Other pockets of Labour (and Liberal Democrat and Green) success included the typically Conservative Tunbridge Wells, which voted Remain, and the Conservatives saw their vote fall in traditionally safe areas such as Surrey and Hertfordshire. Some of the results in Oxfordshire were particularly striking, including in Chipping Norton (once the powerbase of Prime Minister David Cameron) where Labour gained seats from the Conservatives. Likewise, the Liberal Democrats were seen to lose ground in Leave areas and gain ground in Remain areas, such as St Albans, where they took overall control of the council.

There is a lot of talk about regional variations, but the statistical evidence points to one major dividing line in almost every one of these local authority results and it has smashed the north-south divide of the political map that we have come to expect in recent decades. This is political levelling-up and voters are exercising their free will to back politicians that reflect their views rather than the politicians they have always voted for.

The severity of the Brexit effect has only been partly witnessed because of the nature of councils electing in thirds. The Labour losses witnessed in places such as Rotherham, Plymouth, Stevenage and Rossendale were dramatic but with only one third of seats up for election, a change of control was not on the table.

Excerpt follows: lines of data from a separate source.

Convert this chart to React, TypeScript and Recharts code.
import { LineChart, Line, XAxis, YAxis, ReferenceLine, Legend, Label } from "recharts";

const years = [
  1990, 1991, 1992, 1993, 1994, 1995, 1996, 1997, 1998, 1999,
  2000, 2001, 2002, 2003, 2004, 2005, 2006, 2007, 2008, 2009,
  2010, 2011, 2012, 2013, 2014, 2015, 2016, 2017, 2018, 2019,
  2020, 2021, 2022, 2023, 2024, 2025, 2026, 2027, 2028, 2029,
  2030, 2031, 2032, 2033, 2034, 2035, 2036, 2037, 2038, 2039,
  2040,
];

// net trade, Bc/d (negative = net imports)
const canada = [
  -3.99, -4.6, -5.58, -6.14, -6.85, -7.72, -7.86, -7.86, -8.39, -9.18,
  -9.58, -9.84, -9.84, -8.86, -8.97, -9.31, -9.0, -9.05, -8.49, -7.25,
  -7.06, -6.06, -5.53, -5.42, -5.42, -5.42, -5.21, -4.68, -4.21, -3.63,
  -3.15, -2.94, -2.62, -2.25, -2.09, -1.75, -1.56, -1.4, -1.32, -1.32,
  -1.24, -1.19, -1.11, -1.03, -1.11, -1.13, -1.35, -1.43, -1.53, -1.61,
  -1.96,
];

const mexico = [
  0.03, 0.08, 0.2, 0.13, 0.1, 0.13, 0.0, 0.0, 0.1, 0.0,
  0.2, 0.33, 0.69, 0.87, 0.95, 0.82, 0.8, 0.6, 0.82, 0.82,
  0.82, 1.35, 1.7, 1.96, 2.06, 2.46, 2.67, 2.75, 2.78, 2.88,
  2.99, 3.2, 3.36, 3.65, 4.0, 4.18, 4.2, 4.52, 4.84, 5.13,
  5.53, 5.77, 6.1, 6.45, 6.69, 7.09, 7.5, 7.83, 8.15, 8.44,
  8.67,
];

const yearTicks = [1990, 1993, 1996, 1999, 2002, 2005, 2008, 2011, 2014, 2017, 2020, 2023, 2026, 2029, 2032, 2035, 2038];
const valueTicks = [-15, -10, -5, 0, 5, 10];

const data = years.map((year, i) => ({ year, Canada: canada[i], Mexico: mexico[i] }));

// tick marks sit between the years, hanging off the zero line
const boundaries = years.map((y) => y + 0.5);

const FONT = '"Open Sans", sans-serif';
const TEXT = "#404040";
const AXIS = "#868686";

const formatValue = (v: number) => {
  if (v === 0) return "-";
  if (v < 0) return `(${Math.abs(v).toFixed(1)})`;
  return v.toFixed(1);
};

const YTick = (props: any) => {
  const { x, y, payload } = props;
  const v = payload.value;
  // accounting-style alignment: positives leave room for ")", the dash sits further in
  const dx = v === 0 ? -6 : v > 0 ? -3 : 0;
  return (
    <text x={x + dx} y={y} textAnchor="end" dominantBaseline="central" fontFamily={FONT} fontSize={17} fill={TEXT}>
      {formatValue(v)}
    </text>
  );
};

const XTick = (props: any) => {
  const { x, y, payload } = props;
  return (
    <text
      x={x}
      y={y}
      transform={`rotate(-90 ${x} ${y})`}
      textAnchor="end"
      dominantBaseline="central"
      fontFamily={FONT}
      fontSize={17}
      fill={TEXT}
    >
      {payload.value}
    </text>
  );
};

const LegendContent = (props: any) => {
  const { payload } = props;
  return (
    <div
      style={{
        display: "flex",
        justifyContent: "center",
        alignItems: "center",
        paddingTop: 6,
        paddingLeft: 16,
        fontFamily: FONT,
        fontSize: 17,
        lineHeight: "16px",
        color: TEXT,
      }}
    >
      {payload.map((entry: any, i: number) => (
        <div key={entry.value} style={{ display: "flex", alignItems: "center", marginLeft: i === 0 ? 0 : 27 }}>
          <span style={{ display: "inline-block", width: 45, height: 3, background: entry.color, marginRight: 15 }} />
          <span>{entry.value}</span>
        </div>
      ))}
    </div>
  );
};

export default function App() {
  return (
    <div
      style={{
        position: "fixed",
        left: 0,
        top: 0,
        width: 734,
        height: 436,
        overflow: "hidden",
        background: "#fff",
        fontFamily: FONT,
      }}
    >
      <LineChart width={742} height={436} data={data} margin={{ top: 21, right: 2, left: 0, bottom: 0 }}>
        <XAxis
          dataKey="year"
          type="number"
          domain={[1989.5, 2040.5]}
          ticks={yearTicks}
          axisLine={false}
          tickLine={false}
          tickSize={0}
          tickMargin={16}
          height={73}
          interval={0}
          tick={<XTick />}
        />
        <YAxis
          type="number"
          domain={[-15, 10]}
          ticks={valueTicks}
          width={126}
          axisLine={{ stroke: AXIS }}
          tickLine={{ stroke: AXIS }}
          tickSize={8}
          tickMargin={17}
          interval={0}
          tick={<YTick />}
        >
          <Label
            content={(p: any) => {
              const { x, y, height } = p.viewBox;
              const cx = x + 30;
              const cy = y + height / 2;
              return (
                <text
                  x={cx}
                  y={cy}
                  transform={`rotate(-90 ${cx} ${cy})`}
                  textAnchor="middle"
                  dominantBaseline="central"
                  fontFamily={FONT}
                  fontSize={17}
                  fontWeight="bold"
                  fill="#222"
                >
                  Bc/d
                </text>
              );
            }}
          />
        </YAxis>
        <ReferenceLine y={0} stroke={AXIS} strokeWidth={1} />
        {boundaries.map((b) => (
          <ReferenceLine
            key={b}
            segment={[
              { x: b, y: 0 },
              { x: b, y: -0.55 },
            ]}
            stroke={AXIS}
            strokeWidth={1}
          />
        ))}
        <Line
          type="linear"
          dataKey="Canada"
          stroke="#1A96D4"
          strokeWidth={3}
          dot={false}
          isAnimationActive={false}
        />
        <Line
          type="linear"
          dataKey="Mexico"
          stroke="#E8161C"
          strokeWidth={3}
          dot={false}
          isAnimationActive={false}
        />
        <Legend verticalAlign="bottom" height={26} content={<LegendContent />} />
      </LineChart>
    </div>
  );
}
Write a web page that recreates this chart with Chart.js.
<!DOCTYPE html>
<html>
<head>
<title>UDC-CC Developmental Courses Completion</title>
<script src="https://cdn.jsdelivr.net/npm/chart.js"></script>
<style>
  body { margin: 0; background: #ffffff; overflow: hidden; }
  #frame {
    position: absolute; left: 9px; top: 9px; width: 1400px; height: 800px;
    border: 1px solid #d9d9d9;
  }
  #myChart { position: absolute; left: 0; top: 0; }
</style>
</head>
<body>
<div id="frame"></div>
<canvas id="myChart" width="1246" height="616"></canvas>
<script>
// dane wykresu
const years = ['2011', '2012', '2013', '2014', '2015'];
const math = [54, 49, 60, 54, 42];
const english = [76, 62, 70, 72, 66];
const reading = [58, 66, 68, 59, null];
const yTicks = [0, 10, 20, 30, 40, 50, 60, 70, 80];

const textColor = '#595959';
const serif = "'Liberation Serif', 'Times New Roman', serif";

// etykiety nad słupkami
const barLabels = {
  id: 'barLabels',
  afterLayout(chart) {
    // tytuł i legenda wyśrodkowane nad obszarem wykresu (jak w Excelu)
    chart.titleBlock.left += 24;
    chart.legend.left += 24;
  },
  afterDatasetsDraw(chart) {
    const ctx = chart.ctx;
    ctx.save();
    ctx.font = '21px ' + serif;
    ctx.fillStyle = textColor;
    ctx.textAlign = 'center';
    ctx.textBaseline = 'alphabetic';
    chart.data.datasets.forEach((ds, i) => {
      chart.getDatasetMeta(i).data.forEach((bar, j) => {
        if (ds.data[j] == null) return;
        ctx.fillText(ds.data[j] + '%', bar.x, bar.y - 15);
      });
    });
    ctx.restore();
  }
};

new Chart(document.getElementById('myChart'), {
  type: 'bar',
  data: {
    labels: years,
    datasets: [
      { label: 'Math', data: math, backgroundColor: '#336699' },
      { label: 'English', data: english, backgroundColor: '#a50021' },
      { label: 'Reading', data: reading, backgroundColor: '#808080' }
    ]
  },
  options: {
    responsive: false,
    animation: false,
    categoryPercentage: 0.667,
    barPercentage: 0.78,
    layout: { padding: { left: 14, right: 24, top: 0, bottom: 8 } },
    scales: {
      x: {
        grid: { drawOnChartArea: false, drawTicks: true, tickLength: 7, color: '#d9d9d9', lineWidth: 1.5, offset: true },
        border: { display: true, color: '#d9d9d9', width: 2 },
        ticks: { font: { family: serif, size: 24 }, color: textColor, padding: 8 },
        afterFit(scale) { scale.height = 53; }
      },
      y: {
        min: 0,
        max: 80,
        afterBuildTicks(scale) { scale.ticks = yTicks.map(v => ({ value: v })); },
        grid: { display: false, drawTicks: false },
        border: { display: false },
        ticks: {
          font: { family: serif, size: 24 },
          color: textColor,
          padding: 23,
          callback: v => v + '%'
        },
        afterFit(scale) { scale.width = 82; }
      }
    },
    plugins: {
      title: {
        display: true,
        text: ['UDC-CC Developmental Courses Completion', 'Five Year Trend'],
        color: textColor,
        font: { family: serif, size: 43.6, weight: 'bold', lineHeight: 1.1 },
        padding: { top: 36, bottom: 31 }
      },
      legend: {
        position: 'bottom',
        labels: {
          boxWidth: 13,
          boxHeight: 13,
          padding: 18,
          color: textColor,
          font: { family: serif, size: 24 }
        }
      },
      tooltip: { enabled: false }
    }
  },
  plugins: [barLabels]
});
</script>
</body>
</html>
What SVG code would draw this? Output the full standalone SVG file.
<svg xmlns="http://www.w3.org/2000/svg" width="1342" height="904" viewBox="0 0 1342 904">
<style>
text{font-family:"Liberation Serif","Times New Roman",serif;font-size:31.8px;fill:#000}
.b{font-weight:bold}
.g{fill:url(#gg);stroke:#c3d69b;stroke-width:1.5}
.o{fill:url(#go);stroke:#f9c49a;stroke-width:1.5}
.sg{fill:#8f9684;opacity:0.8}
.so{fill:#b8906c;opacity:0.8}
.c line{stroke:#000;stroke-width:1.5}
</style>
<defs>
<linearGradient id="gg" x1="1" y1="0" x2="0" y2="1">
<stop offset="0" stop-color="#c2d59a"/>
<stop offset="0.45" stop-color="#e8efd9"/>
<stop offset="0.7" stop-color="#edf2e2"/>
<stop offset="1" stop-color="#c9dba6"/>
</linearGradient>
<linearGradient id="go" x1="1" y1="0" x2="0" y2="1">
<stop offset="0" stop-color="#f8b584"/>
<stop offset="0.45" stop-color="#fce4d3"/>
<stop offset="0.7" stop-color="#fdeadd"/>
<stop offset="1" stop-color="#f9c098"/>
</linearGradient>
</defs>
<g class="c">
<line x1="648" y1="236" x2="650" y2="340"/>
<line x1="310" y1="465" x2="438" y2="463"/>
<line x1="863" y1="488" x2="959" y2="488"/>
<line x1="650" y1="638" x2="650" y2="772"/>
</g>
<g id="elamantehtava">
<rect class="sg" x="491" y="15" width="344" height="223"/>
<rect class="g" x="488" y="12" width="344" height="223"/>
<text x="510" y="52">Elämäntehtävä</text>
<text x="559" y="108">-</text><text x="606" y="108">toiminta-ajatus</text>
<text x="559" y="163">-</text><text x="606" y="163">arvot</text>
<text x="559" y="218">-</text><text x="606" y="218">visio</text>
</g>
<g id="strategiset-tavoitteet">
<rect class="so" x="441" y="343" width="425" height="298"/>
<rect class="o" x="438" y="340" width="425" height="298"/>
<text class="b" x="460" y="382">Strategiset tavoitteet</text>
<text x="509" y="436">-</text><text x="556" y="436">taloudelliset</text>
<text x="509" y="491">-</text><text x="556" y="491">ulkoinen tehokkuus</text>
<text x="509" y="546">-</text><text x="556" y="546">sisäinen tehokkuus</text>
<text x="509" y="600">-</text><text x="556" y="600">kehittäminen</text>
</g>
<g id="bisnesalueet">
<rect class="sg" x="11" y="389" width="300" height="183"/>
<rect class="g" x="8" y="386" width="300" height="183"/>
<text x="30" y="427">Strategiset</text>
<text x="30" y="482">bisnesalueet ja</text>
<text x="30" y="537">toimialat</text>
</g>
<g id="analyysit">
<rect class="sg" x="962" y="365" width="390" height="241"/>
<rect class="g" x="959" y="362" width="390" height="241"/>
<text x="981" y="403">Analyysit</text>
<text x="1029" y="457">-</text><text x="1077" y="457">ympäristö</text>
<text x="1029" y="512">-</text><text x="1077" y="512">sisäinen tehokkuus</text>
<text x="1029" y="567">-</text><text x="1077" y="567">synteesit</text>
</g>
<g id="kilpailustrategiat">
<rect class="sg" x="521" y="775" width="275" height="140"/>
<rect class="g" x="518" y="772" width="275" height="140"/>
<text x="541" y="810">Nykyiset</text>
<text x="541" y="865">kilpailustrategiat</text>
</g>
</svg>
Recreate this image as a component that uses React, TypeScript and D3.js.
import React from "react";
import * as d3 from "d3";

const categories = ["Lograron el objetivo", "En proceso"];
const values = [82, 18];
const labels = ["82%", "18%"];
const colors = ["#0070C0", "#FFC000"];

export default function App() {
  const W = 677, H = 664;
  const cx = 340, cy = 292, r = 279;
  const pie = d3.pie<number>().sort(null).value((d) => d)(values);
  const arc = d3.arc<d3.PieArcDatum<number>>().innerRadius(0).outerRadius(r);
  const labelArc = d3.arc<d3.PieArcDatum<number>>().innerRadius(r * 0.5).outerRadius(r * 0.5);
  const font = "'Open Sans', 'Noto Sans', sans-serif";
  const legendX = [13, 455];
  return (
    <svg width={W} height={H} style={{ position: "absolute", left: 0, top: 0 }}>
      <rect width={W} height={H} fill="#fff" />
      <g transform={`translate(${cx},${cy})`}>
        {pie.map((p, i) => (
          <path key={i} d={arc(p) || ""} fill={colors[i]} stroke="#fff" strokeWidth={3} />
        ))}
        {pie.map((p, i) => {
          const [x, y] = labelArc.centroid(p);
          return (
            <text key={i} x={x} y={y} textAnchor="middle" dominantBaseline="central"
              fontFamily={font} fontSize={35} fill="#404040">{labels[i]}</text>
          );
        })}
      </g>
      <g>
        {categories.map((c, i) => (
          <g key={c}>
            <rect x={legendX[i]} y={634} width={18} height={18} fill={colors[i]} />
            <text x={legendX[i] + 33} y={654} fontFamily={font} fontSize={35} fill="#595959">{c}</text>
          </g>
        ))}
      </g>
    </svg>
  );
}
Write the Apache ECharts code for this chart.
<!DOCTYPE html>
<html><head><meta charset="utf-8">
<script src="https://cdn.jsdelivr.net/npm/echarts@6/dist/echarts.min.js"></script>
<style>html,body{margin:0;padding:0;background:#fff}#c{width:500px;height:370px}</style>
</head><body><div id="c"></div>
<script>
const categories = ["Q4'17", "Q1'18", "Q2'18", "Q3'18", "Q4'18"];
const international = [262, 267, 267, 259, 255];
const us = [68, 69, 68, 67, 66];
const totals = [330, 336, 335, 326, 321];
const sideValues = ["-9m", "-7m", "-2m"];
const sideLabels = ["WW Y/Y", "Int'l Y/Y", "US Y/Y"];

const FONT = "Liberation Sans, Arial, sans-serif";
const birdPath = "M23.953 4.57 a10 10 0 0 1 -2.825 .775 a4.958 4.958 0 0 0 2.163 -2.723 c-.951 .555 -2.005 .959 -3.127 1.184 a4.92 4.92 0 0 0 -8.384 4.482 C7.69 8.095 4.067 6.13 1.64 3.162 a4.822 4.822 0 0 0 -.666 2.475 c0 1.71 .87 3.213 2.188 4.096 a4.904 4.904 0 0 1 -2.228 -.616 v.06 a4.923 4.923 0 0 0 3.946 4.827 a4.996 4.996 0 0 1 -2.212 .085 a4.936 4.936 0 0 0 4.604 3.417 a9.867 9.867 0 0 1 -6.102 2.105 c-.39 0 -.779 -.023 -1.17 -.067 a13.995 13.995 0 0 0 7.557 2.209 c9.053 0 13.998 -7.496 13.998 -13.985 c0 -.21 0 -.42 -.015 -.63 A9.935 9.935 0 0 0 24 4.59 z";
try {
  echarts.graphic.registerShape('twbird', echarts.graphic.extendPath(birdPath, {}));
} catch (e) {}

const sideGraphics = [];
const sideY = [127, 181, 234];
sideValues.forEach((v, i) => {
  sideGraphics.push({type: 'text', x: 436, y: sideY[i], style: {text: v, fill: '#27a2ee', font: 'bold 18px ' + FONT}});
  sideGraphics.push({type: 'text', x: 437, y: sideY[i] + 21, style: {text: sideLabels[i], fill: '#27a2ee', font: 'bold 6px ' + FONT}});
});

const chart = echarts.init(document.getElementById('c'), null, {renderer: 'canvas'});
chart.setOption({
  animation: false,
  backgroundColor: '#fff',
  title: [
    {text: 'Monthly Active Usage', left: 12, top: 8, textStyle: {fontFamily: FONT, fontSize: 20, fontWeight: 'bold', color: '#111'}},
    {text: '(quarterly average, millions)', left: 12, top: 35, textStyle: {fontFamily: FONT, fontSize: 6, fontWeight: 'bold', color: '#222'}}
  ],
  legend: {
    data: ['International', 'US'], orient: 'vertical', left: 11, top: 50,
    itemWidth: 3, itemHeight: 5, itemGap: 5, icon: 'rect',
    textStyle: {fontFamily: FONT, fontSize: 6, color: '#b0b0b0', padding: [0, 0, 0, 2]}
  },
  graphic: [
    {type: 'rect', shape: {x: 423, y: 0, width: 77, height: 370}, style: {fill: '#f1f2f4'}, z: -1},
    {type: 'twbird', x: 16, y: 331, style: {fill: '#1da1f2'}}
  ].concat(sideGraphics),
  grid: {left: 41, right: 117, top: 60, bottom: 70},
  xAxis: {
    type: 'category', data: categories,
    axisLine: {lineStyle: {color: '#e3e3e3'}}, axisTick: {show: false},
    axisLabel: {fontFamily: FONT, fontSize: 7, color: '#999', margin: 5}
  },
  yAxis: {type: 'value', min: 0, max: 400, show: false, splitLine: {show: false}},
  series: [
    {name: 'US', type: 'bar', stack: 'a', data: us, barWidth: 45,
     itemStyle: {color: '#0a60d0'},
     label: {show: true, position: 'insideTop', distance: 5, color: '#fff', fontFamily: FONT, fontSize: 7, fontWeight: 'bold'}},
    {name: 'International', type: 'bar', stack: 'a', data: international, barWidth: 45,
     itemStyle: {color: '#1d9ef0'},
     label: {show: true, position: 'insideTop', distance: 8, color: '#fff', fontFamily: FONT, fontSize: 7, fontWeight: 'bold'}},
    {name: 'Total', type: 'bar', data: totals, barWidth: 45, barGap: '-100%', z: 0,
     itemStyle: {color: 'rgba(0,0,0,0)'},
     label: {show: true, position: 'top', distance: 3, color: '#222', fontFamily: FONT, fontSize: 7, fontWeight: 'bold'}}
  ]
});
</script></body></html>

If the trend had been applied across the whole council, then these would have been four councils on the list of Labour losses.

Brexit may now be done but voters have long memories and whether they feel their own beliefs are best served by the Party who backed their ideological corner, or whether they have just lost trust for the Party that didn’t represent them, this is an electoral shift that looks set to continue for some time. Politicians and pundits alike need to acclimatise to a political landscape which is less about historical complacency and more about practical political representation.